Alman toplama kamplarında özellikle komünist tutsaklar geleceğe belge kalsın diye tıpkı Promete gibi her an öldürülme riskini göze alarak Almanların yakılmasını emrettikleri toplama kamplarındaki zulmü ve vahşeti anlatan fotoğrafların negatiflerini ustaca sakladılar.
Stalin kuşatmasında özellikle kadın Promete’ler çocuklarını yaşatmak için hiç durmadan, hiç durmadan patates ektiler, bu nedenden patates Rusya’da neredeyse kutsal bir sebzedir. Ve İkinci Dünya Savaşı’nda Sovyetler Birliği en kahraman, en inanmış 23 milyon insanını “yeryüzü aşkın yüzü olsun” diye yitirdi. Her biri bir Promete’ydi. Ve yine Sovyetler Birliği’nde yüzlerce madenci, Çernobil kazasında yurttaşlarını korumak için şarkı söyleyerek radyasyonun yayılmasını önleyecek tüneller kazdılar. Hepsi öldü.
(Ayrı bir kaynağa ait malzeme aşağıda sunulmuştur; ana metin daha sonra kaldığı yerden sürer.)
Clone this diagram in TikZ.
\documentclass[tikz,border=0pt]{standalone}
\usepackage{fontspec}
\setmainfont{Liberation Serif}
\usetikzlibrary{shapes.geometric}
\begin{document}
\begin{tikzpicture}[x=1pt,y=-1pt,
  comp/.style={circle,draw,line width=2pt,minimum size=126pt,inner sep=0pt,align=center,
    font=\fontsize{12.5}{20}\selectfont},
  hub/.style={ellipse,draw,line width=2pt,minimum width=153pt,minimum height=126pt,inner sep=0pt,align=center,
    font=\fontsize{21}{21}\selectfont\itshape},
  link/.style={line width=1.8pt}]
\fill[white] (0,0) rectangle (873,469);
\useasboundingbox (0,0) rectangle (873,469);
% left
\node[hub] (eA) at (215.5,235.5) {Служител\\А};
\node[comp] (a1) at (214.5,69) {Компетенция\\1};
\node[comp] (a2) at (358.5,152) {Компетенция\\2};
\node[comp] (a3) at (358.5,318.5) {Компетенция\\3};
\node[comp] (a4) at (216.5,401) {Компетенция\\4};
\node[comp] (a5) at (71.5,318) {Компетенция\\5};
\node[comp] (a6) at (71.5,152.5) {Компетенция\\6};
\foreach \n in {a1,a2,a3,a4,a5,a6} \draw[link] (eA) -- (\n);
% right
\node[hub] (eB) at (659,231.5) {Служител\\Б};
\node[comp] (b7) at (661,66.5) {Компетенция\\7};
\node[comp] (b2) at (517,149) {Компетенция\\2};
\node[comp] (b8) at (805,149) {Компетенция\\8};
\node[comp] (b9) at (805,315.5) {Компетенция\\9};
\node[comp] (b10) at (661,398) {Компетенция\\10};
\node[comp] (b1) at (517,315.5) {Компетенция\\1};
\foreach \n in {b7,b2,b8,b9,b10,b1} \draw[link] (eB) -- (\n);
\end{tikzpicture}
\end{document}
Ülkemize dönelim, yıllardır gençler, bilim adamları, gazeteciler öldürüleceklerini bile bile yazmaya, çizmeye, gerçekleri söylemeye devam ettiler. Her biri bir çoban ateşi yaktı. Ve o çoban ateşi hiç sönmedi. Bugün eğer İslami faşizm bir türlü ülkeyi ele geçiremediyse o çoban ateşleri hiç sönmediği içindir.
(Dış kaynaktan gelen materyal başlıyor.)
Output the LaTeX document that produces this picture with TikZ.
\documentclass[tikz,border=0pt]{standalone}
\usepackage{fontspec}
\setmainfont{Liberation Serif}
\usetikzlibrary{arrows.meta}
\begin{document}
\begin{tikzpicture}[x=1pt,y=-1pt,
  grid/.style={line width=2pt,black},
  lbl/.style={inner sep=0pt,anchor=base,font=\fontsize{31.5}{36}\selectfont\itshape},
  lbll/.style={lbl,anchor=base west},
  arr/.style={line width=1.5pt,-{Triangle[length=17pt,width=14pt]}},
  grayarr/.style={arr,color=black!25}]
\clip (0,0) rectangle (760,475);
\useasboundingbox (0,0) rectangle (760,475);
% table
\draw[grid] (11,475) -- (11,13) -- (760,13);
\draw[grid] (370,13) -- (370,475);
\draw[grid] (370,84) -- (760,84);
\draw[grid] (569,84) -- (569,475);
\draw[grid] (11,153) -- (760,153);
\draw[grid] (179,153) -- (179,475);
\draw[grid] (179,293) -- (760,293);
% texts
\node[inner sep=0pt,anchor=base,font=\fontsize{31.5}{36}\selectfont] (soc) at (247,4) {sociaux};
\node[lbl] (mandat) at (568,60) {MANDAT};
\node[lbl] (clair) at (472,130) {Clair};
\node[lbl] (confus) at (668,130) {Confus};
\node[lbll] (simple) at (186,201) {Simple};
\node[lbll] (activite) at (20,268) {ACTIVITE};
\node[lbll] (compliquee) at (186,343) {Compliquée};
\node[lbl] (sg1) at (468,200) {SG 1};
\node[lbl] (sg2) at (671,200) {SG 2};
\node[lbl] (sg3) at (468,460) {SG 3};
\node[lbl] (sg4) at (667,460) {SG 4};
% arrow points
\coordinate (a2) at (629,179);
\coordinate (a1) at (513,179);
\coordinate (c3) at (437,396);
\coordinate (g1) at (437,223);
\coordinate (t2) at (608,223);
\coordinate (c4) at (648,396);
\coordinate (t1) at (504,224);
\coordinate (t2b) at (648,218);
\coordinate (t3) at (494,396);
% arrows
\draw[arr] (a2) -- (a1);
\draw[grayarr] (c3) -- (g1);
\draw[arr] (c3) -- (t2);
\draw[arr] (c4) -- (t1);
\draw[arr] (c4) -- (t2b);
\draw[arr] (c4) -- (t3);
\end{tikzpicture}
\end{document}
Bunları neden söylüyorum; açıkçası herkesi çoban ateşi yakmaya çağırıyorum, her yerde küçük de olsa bir çoban ateşi yakalım. Örneğin Adıyaman’a gidelim. Sigara tekelleri acayip azdı, neden azmasınlar ki, onların her istediğini emir kabul eden bir iktidarımız var. Bir kararnameyle izin verilen tütün kotası neredeyse sıfıra indirildi. Ne oldu, tütün işçileri yürüdü ve gözaltına alındılar. 10 tanesi hâlâ içeride. İnsanın belleği hiç unutmuyor, 68’li yıllarda Karadeniz Bölgesi’nde yapılan “Tütününe sahip çık!” mitinglerini anımsıyorum. Her biri bir çoban ateşiydi ve ne yazık ki söndü, bu çoban ateşini yeniden harlamamız gerek!
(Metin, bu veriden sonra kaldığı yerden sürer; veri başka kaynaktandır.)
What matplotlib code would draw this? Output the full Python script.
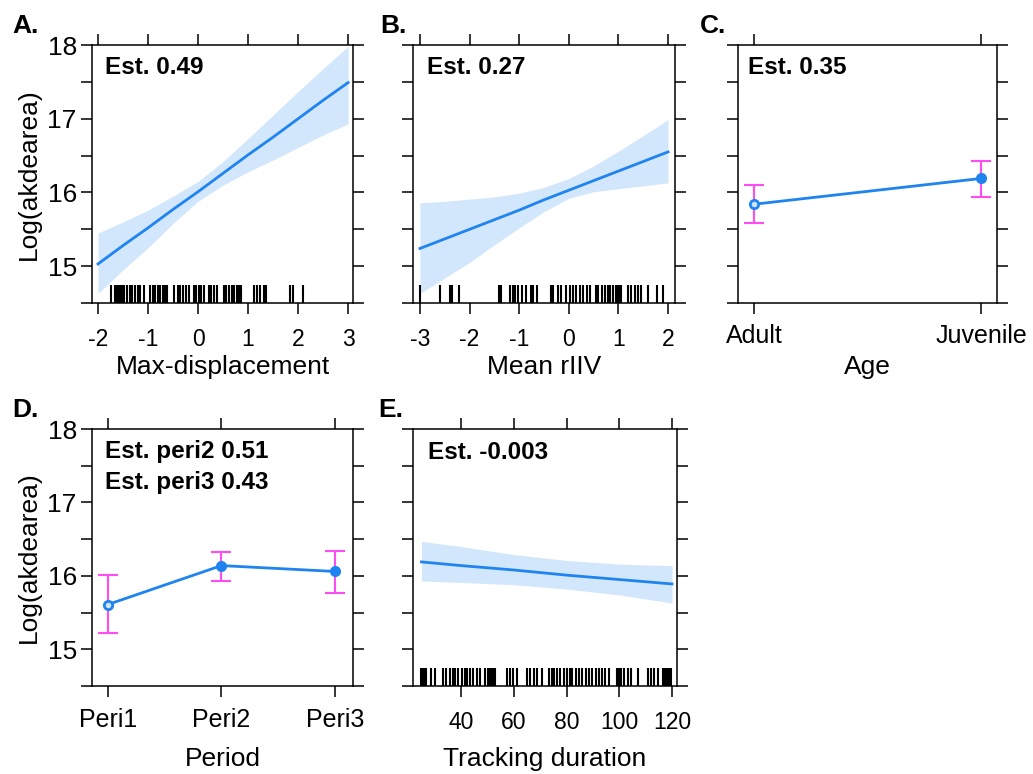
import numpy as np
import matplotlib.pyplot as plt

plt.rcParams['font.family'] = ['Liberation Sans', 'DejaVu Sans']
plt.rcParams['axes.unicode_minus'] = False

# ------------------------------------------
# data
# ------------------------------------------

# A. max-displacement
disp_x = [-2, -1.5, -1, -0.5, 0, 0.5, 1, 1.5, 2, 2.5, 3]
disp_fit = [15.03, 15.28, 15.52, 15.77, 16.01, 16.26, 16.51, 16.75, 17.00, 17.25, 17.49]
disp_lo = [14.63, 14.95, 15.25, 15.58, 15.88, 16.10, 16.28, 16.44, 16.61, 16.78, 16.93]
disp_hi = [15.45, 15.60, 15.76, 15.95, 16.15, 16.42, 16.73, 17.05, 17.37, 17.68, 17.98]
disp_rug = [-1.74, -1.66, -1.63, -1.59, -1.56, -1.53, -1.49, -1.43, -1.37, -1.32,
            -1.27, -1.21, -1.16, -1.09, -0.96, -0.91, -0.86, -0.81, -0.76, -0.71,
            -0.66, -0.63, -0.48, -0.41, -0.36, -0.31, -0.25, -0.19, -0.09, -0.04,
            0.01, 0.05, 0.11, 0.21, 0.26, 0.31, 0.37, 0.51, 0.56, 0.61, 0.67,
            0.72, 0.77, 0.81, 0.85, 1.11, 1.17, 1.24, 1.31, 1.36, 1.83, 1.89, 2.09]

# B. mean rIIV
riiv_x = [-3, -2.5, -2, -1.5, -1, -0.5, 0, 0.5, 1, 1.5, 2]
riiv_fit = [15.24, 15.37, 15.50, 15.63, 15.76, 15.90, 16.03, 16.16, 16.29, 16.42, 16.55]
riiv_lo = [14.63, 14.84, 15.05, 15.29, 15.52, 15.74, 15.92, 16.01, 16.05, 16.09, 16.13]
riiv_hi = [15.86, 15.88, 15.91, 15.94, 15.99, 16.07, 16.19, 16.36, 16.56, 16.77, 16.99]
riiv_rug = [-3.0, -2.60, -2.40, -2.36, -2.21, -1.40, -1.36, -1.19, -1.13, -1.09,
            -1.02, -0.95, -0.87, -0.77, -0.72, -0.65, -0.35, -0.32, -0.21, -0.15,
            -0.05, 0.02, 0.09, 0.15, 0.22, 0.29, 0.36, 0.42, 0.54, 0.59, 0.66,
            0.72, 0.79, 0.83, 0.89, 0.96, 0.99, 1.03, 1.06, 1.19, 1.26, 1.33,
            1.40, 1.46, 1.60, 1.77, 1.90]

# C. age
age_groups = ['Adult', 'Juvenile']
age_est = [15.84, 16.19]
age_lo = [15.58, 15.94]
age_hi = [16.10, 16.43]

# D. period
period_groups = ['Peri1', 'Peri2', 'Peri3']
period_est = [15.61, 16.14, 16.06]
period_lo = [15.22, 15.93, 15.76]
period_hi = [16.01, 16.32, 16.34]

# E. tracking duration
dur_x = [25, 40, 60, 80, 100, 120]
dur_fit = [16.19, 16.14, 16.08, 16.01, 15.95, 15.89]
dur_lo = [15.93, 15.91, 15.88, 15.82, 15.74, 15.63]
dur_hi = [16.47, 16.40, 16.29, 16.21, 16.16, 16.14]
dur_rug = [25.0, 25.6, 26.3, 26.9, 28.8, 30.1, 33.0, 34.5, 35.8, 37.0, 37.7, 38.9,
           40.3, 41.5, 42.2, 43.4, 44.7, 46.0, 47.2, 49.1, 50.4, 51.1, 51.7, 52.3,
           53.0, 57.4, 58.7, 59.9, 61.2, 65.0, 66.3, 67.6, 68.8, 70.7, 73.3, 74.6,
           75.2, 76.5, 77.7, 79.0, 80.3, 81.5, 82.2, 83.5, 84.7, 86.0, 87.3, 88.5,
           89.8, 91.1, 92.4, 93.6, 94.5, 96.2, 99.3, 100.0, 100.6, 101.9, 103.2,
           104.4, 107.0, 110.8, 112.0, 113.3, 114.6, 116.5, 117.1, 117.8, 118.4,
           119.0, 119.7]

# ------------------------------------------
# style
# ------------------------------------------
LINE = '#1f84f0'
BAND = '#d3e7fc'
ERR = '#ff4cf5'

fig = plt.figure(figsize=(10.33, 7.74), dpi=100)

ax_a = fig.add_axes([0.0891, 0.6085, 0.2527, 0.3333])
ax_b = fig.add_axes([0.3998, 0.6085, 0.2536, 0.3333])
ax_c = fig.add_axes([0.7144, 0.6085, 0.2507, 0.3333])
ax_d = fig.add_axes([0.0891, 0.1137, 0.2527, 0.3320])
ax_e = fig.add_axes([0.3998, 0.1137, 0.2556, 0.3320])


def base_style(ax, show_y):
    ax.set_ylim(14.5, 18)
    ax.set_yticks([15, 16, 17, 18])
    ax.set_yticks([14.5, 15.5, 16.5, 17.5], minor=True)
    ax.tick_params(which='both', direction='out', length=8, width=1.1,
                   top=True, right=True, labeltop=False, labelright=False,
                   labelleft=show_y, colors='black')
    ax.tick_params(axis='y', labelsize=19, pad=3)
    for s in ax.spines.values():
        s.set_linewidth(1.1)
    if show_y:
        ax.set_ylabel('Log(akdearea)', fontsize=19)
        ax.yaxis.set_label_coords(-0.195, 0.5)


def smooth_panel(ax, x, fit, lo, hi, rug):
    ax.fill_between(x, lo, hi, color=BAND, lw=0)
    ax.plot(x, fit, color=LINE, lw=2)
    ax.vlines(rug, 14.5, 14.74, color='black', lw=1.5)


def factor_panel(ax, groups, est, lo, hi, fill):
    est = np.array(est)
    yerr = [est - np.array(lo), np.array(hi) - est]
    ax.errorbar(groups, est, yerr=yerr, fmt='none', ecolor=ERR,
                elinewidth=1.5, capsize=7.5, capthick=1.5)
    ax.plot(groups, est, color=LINE, lw=2)
    for g, e, f in zip(groups, est, fill):
        ax.plot([g], [e], 'o', color=LINE, ms=6, mew=2, mfc=f)


# A
smooth_panel(ax_a, disp_x, disp_fit, disp_lo, disp_hi, disp_rug)
base_style(ax_a, True)
ax_a.set_xlim(-2.12, 3.1)
ax_a.set_xticks([-2, -1, 0, 1, 2, 3])
ax_a.tick_params(axis='x', labelsize=16.5, pad=10)
ax_a.set_xlabel('Max-displacement', fontsize=19)
ax_a.xaxis.set_label_coords(0.5, -0.2)
ax_a.text(0.05, 0.888, 'Est. 0.49', transform=ax_a.transAxes, fontsize=17.5,
          fontweight='bold', va='baseline')

# B
smooth_panel(ax_b, riiv_x, riiv_fit, riiv_lo, riiv_hi, riiv_rug)
base_style(ax_b, False)
ax_b.set_xlim(-3.14, 2.14)
ax_b.set_xticks([-3, -2, -1, 0, 1, 2])
ax_b.tick_params(axis='x', labelsize=16.5, pad=10)
ax_b.set_xlabel('Mean rIIV', fontsize=19)
ax_b.xaxis.set_label_coords(0.5, -0.2)
ax_b.text(0.053, 0.888, 'Est. 0.27', transform=ax_b.transAxes, fontsize=17.5,
          fontweight='bold', va='baseline')

# C
factor_panel(ax_c, age_groups, age_est, age_lo, age_hi, ['#cfe4ff', LINE])
base_style(ax_c, False)
ax_c.set_xlim(-0.07, 1.07)
ax_c.tick_params(axis='x', labelsize=18, pad=7)
ax_c.set_xlabel('Age', fontsize=19)
ax_c.xaxis.set_label_coords(0.5, -0.2)
ax_c.text(0.04, 0.888, 'Est. 0.35', transform=ax_c.transAxes, fontsize=17.5,
          fontweight='bold', va='baseline')

# D
factor_panel(ax_d, period_groups, period_est, period_lo, period_hi,
             ['#cfe4ff', LINE, LINE])
base_style(ax_d, True)
ax_d.set_xlim(-0.14, 2.16)
ax_d.tick_params(axis='x', labelsize=18, pad=8)
ax_d.set_xlabel('Period', fontsize=19)
ax_d.xaxis.set_label_coords(0.5, -0.237)
ax_d.text(0.05, 0.887, 'Est. peri2 0.51', transform=ax_d.transAxes, fontsize=17.5,
          fontweight='bold', va='baseline')
ax_d.text(0.05, 0.767, 'Est. peri3 0.43', transform=ax_d.transAxes, fontsize=17.5,
          fontweight='bold', va='baseline')

# E
smooth_panel(ax_e, dur_x, dur_fit, dur_lo, dur_hi, dur_rug)
base_style(ax_e, False)
ax_e.set_xlim(21.8, 121.9)
ax_e.set_xticks([40, 60, 80, 100, 120])
ax_e.tick_params(axis='x', labelsize=16.5, pad=10)
ax_e.set_xlabel('Tracking duration', fontsize=19)
ax_e.xaxis.set_label_coords(0.5, -0.237)
ax_e.text(0.057, 0.883, 'Est. -0.003', transform=ax_e.transAxes, fontsize=17.5,
          fontweight='bold', va='baseline')

# panel letters
for lbl, x, y in [('A.', 0.0116, 0.957), ('B.', 0.368, 0.957), ('C.', 0.678, 0.957),
                  ('D.', 0.0116, 0.461), ('E.', 0.366, 0.461)]:
    fig.text(x, y, lbl, fontsize=19, fontweight='bold', va='baseline')

fig.savefig('out.png', dpi=100)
Bir çoban ateşini de şimdilerde Boğaziçili öğrenciler, öğretim üyeleri ve çalışanlar yaktı. Hiçbir şey kül olmadı ama atanan kayyum gitmek zorunda kaldı. Yetmez, üniversitelere tek bir imzayla atanan tüm rektörlerin gitmesi gerek. Her üniversite bir çoban ateşi yakmalı, “Seçilmiş rektör istiyoruz!” diye; kayyumlardan söz etmişken kayyum atanan belediye işçileri de çalışanları da seçilmiş başkanlarını istemeliler. Tamam, çoban ateşlerini çok şiddetli bir biçimde bastırabilirler ama atamaları yapanların da canları çok sıkılır.
Söylediklerim hepinize çok naif gelebilir ama özellikle muhalefet partilerinin ilerleyen İslami faşizme karşı tek bir ateş yakmaya niyetleri olmadığından iş bizlere düşüyor. Bir an düşünüyorum, on bin kişi elektrik faturalarını ödemezse ne olur? Ya da arabalarımıza binmesek, tıpkı Çin’deki gibi, ne olur?
Hayal bu ya, hepimiz bir Promete olsak! Ateş topunu inatla tepeye taşıyan Promete’nin inadı bizi de bulsa. Ve her kesilen ağaç, her kurutulan su başlarında birer çoban ateşi yaksak! Ülkemizin Promete’leri için her gün çoban ateşini yeniden, yeniden harlasak!Açıkça dostlarım muhalefet partilerinin sessizliği, hele de 15 Temmuz’u kutlamaları benim canımı çok sıktı. Kendi kendimi sakinleştirmeye çalışıyorum, ülkemin dağlarında yanan çoban ateşlerini hayal ediyorum. Ne demiştik, “Gerçekçi ol, imkânsızı iste!”